Publishing more didn’t fix engagement—re-ordering ideas did. For months, I thought the answer to flat metrics was speed: more posts, more volume, more noise. But the problem wasn’t quantity; it was choreography. Once I changed the sequence of my ideas instead of the frequency of my posts, everything started to click.
Frequency Without Flow Fatigues Audiences
When you push content out without a clear through-line, you’re not building an experience—you’re strobing your audience. Each post may be strong on its own, but without continuity it feels like mental whiplash. People tune out not because they’re bored, but because you’ve given them no rhythm to follow. Constant bursts without flow create fatigue, not familiarity.
Rhythm Trumps Volume
Attention is a pulse. When your content lands in a predictable rhythm—each idea building on the one before—audiences learn to trust your tempo. That rhythm becomes part of your brand’s identity. It’s the difference between noise and music: both are made of sound, but only one carries pattern and progression. In content, rhythm sustains curiosity long after novelty fades.

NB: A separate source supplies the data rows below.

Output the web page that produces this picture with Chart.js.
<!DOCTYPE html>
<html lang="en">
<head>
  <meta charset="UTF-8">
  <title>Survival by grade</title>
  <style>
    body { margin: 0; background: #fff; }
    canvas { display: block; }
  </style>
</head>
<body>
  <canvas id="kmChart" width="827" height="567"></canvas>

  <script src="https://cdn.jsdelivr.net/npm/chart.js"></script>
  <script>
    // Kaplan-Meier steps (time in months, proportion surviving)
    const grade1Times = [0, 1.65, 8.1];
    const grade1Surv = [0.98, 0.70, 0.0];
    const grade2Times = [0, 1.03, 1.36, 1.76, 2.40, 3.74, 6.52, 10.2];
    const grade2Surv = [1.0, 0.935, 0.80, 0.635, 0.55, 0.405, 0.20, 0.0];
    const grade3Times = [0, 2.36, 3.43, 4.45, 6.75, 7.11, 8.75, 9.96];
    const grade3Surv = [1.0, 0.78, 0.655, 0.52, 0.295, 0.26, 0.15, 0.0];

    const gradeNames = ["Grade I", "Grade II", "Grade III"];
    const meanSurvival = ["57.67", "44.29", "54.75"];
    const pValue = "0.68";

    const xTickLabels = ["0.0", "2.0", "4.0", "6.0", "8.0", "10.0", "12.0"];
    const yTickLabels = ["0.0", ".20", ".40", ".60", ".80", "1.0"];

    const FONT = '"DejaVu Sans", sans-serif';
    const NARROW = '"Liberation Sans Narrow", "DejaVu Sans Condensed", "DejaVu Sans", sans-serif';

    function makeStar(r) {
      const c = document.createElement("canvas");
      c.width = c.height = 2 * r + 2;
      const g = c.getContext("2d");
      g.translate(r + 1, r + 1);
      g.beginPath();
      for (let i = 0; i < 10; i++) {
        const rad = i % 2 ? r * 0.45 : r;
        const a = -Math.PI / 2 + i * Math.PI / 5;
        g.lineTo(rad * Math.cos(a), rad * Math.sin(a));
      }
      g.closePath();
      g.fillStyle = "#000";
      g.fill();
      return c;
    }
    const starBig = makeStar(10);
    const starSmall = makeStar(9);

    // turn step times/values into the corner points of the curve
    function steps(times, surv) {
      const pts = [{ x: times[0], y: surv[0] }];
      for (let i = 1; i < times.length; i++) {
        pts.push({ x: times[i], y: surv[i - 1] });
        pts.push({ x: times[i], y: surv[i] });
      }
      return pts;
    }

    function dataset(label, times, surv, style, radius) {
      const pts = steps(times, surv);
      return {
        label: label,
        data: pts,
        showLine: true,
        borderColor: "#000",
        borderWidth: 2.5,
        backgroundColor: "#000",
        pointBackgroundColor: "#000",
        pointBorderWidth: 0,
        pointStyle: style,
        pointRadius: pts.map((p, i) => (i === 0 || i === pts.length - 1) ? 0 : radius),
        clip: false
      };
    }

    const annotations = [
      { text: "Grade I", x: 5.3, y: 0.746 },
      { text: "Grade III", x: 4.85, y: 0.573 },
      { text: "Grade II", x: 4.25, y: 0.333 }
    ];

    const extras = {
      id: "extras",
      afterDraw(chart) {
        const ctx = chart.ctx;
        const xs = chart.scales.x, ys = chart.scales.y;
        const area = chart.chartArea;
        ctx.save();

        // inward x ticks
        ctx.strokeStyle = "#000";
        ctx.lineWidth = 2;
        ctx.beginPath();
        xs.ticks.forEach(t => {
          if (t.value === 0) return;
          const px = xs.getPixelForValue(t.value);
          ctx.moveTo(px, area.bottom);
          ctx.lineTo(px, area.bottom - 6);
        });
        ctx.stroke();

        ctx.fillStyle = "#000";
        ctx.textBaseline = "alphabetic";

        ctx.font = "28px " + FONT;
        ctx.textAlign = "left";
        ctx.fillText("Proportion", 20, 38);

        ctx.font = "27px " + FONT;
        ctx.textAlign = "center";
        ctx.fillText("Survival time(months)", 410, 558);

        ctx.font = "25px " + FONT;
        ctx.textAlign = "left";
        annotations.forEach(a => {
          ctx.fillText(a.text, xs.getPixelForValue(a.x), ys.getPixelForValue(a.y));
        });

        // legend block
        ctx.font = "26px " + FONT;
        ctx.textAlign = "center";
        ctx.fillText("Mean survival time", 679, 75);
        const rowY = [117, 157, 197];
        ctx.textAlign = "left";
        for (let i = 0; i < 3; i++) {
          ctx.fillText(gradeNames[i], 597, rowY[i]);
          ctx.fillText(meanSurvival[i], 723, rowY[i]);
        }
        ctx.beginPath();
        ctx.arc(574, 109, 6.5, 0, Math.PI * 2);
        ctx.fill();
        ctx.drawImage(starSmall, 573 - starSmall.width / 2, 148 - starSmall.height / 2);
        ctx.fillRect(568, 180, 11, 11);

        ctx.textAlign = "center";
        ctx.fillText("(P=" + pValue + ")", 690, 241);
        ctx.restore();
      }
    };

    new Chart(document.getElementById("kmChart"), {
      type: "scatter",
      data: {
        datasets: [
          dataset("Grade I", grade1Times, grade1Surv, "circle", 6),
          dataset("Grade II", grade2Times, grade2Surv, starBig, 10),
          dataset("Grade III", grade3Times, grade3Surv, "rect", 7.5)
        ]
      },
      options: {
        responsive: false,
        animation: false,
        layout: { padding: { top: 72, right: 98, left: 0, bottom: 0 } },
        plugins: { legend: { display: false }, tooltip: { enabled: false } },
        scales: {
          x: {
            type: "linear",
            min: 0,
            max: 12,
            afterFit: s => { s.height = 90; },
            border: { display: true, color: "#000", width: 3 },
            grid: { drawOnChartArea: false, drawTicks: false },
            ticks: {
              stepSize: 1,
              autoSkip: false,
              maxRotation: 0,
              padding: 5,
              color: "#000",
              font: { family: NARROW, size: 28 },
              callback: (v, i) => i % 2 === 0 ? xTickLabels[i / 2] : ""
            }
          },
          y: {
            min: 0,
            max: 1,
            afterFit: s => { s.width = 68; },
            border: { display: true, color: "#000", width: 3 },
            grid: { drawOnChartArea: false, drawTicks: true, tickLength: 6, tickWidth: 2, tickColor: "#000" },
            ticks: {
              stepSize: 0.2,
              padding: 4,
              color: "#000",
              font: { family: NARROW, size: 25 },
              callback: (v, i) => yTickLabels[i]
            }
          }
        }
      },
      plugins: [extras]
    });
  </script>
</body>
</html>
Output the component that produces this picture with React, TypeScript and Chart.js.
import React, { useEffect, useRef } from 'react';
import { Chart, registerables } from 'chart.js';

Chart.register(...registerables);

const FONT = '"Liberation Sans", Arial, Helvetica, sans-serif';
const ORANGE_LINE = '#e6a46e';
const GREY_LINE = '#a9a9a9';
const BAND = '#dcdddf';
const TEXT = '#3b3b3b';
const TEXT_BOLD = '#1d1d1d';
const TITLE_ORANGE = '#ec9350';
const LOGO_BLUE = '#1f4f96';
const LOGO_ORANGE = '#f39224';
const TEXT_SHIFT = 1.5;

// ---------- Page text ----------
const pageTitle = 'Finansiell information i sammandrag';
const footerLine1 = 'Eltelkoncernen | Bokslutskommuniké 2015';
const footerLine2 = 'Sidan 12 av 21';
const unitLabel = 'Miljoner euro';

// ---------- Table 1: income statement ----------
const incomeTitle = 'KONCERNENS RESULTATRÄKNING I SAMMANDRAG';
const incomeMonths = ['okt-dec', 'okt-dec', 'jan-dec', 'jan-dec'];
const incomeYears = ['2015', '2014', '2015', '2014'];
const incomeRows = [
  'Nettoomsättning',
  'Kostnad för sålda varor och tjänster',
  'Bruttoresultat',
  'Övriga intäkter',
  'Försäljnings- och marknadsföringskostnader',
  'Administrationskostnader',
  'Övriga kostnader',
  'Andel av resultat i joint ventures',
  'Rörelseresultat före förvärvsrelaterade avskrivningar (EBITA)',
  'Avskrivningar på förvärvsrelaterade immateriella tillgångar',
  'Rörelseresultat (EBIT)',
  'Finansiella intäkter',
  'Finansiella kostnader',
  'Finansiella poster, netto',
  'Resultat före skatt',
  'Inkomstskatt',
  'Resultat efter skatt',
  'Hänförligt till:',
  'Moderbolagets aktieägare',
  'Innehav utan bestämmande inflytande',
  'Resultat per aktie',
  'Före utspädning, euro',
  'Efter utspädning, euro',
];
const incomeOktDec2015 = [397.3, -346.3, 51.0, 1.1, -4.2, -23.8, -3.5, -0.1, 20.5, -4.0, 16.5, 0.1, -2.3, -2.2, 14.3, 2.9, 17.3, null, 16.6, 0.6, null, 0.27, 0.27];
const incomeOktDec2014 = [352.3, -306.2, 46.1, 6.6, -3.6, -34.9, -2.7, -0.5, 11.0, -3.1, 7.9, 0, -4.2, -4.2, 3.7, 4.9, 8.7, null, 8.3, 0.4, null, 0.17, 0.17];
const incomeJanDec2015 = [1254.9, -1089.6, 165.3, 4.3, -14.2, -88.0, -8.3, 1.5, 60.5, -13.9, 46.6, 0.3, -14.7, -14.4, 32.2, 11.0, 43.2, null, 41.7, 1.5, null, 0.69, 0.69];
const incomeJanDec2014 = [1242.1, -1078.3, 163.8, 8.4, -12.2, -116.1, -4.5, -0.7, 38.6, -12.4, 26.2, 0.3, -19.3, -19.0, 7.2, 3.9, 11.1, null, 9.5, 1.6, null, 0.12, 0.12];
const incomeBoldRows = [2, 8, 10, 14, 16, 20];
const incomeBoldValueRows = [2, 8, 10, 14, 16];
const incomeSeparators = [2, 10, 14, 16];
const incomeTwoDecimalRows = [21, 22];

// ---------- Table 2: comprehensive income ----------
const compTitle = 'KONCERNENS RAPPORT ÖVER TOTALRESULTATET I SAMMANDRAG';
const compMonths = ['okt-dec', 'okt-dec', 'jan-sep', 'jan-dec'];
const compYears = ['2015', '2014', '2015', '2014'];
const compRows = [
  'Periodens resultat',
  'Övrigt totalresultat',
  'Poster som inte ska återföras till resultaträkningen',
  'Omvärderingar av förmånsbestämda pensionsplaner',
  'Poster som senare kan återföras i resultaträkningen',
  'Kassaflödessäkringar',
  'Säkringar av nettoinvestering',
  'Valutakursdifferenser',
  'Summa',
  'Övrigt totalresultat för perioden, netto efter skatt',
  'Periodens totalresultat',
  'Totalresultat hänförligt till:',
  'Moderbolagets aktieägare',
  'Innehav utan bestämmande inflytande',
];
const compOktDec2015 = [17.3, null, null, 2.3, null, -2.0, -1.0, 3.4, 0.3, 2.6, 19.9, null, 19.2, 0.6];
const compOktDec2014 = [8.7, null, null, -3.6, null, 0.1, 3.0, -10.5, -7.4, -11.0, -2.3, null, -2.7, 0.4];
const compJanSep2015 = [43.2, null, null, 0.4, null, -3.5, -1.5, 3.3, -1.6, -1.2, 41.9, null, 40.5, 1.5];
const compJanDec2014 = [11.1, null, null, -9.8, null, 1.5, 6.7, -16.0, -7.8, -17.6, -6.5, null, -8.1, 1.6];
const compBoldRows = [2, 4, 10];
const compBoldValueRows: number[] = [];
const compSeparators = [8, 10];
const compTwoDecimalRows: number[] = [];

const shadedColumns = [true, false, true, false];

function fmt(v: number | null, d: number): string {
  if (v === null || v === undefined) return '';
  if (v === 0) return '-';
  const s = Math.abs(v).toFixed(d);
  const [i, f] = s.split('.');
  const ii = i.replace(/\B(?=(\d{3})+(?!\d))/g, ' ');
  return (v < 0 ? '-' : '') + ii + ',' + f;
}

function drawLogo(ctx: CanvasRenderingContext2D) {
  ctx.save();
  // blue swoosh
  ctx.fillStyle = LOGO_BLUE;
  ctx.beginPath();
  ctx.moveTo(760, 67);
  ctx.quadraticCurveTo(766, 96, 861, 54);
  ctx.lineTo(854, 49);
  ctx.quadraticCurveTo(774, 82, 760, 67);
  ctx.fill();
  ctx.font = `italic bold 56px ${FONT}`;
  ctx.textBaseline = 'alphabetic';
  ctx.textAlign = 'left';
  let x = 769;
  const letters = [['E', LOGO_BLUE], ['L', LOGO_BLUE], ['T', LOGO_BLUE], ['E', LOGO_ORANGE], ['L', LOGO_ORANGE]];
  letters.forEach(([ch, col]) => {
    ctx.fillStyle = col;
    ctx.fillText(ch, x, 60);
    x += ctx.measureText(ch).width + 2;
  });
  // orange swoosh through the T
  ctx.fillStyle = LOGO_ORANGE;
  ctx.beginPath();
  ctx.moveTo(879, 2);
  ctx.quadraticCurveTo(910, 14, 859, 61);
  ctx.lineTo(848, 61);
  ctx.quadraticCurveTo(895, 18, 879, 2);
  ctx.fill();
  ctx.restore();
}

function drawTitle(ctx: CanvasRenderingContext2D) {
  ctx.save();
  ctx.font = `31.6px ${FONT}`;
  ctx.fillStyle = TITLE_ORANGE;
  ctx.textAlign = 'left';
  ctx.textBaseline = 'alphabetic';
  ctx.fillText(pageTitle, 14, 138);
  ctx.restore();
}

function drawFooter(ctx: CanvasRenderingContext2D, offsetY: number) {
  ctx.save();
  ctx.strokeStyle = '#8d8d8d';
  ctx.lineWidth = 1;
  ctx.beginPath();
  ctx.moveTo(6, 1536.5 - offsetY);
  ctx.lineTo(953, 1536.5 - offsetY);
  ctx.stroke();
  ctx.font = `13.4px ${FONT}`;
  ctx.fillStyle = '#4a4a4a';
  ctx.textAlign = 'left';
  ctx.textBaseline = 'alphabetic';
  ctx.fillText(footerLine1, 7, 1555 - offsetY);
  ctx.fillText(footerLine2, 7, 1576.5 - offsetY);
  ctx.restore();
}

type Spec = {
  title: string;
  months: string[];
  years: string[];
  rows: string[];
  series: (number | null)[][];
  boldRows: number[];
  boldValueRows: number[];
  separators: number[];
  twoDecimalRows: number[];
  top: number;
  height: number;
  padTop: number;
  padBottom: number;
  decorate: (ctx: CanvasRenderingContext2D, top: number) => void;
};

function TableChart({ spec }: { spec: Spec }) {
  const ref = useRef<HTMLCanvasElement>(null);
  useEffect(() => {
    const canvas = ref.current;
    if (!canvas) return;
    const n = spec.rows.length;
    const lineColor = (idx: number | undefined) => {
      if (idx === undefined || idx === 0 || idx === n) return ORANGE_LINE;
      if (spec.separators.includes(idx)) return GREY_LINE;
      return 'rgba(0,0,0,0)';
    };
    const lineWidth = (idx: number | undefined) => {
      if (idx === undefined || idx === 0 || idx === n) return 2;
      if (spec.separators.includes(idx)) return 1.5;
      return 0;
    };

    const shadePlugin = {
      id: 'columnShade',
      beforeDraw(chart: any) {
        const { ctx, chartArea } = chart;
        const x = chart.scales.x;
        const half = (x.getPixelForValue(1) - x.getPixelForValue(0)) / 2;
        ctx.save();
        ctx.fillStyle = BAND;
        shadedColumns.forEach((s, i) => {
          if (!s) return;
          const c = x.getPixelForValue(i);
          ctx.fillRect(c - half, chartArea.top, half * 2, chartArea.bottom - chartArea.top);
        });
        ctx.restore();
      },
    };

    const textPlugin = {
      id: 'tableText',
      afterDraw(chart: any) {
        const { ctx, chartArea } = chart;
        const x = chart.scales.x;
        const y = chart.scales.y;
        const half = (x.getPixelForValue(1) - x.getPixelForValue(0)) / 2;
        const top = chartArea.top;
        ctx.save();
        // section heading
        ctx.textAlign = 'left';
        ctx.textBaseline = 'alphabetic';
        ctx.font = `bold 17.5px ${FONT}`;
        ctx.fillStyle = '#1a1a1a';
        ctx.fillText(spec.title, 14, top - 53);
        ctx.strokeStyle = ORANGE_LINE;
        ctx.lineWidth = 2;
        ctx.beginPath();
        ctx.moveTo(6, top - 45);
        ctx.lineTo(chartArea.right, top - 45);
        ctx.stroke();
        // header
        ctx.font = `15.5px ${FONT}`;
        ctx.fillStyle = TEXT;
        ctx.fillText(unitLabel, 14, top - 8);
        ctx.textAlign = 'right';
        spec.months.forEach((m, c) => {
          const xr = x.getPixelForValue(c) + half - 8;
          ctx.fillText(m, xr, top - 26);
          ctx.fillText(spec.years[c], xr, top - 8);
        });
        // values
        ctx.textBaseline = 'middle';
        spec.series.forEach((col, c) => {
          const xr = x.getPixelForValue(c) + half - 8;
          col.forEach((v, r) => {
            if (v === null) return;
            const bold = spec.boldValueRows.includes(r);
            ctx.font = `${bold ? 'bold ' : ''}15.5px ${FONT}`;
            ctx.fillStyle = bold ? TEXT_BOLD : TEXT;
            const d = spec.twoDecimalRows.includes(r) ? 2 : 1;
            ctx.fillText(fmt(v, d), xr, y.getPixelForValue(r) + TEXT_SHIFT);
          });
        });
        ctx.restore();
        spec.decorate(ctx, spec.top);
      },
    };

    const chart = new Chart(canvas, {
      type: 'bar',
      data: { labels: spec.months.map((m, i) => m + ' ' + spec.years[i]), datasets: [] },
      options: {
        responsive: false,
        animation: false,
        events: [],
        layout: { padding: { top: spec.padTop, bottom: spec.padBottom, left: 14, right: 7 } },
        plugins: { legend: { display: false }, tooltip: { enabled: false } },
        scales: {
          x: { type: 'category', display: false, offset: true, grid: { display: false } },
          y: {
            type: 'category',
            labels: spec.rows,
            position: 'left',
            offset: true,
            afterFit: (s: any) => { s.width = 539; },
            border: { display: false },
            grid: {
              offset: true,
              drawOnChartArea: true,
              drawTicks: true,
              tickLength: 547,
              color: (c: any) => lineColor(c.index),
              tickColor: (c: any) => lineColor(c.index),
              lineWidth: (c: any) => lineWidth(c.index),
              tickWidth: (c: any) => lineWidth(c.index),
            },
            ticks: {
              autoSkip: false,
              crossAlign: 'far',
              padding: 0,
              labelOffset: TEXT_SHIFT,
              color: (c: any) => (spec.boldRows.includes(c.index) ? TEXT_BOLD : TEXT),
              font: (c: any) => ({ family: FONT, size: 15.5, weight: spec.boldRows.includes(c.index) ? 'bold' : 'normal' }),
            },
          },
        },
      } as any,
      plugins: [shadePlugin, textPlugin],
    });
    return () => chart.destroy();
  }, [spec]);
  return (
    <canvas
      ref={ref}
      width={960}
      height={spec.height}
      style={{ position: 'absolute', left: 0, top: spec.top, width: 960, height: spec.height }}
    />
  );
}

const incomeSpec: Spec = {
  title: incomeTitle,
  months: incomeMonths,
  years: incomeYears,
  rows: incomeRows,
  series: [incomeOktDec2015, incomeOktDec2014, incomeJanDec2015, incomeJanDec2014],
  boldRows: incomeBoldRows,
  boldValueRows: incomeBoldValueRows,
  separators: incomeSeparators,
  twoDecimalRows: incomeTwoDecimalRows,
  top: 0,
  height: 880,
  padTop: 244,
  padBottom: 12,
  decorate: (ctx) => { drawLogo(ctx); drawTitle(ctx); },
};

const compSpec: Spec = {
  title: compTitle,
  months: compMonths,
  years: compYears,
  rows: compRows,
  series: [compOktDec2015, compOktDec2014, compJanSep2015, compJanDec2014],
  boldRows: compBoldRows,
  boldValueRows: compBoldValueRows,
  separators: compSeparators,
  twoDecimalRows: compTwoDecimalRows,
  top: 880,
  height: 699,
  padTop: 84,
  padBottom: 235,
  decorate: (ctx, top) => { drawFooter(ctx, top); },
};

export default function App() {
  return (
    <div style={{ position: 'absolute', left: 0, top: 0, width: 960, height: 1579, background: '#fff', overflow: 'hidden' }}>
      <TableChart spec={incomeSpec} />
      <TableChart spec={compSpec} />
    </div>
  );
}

Replace Two Random Posts With One Properly Sequenced Story
The next time you’re tempted to fill a gap with “something,” pause. Instead, take two half-formed ideas and weave them into a single coherent narrative. Lead with the tension of one and resolve it with the insight of the other. Publish that as a story, not as two fragments. Then watch what happens: engagement deepens because your content moves somewhere.
A good test—if you removed the timestamps, would your posts still make sense in sequence? If yes, you’re building flow.
Order Is the New Speed
Speed gets attention; order keeps it. You don’t need to publish faster to stay relevant—you need to publish in rhythm. Once your ideas start flowing instead of colliding, your audience stops scanning and starts following. Flow isn’t slower than frequency—it’s smarter.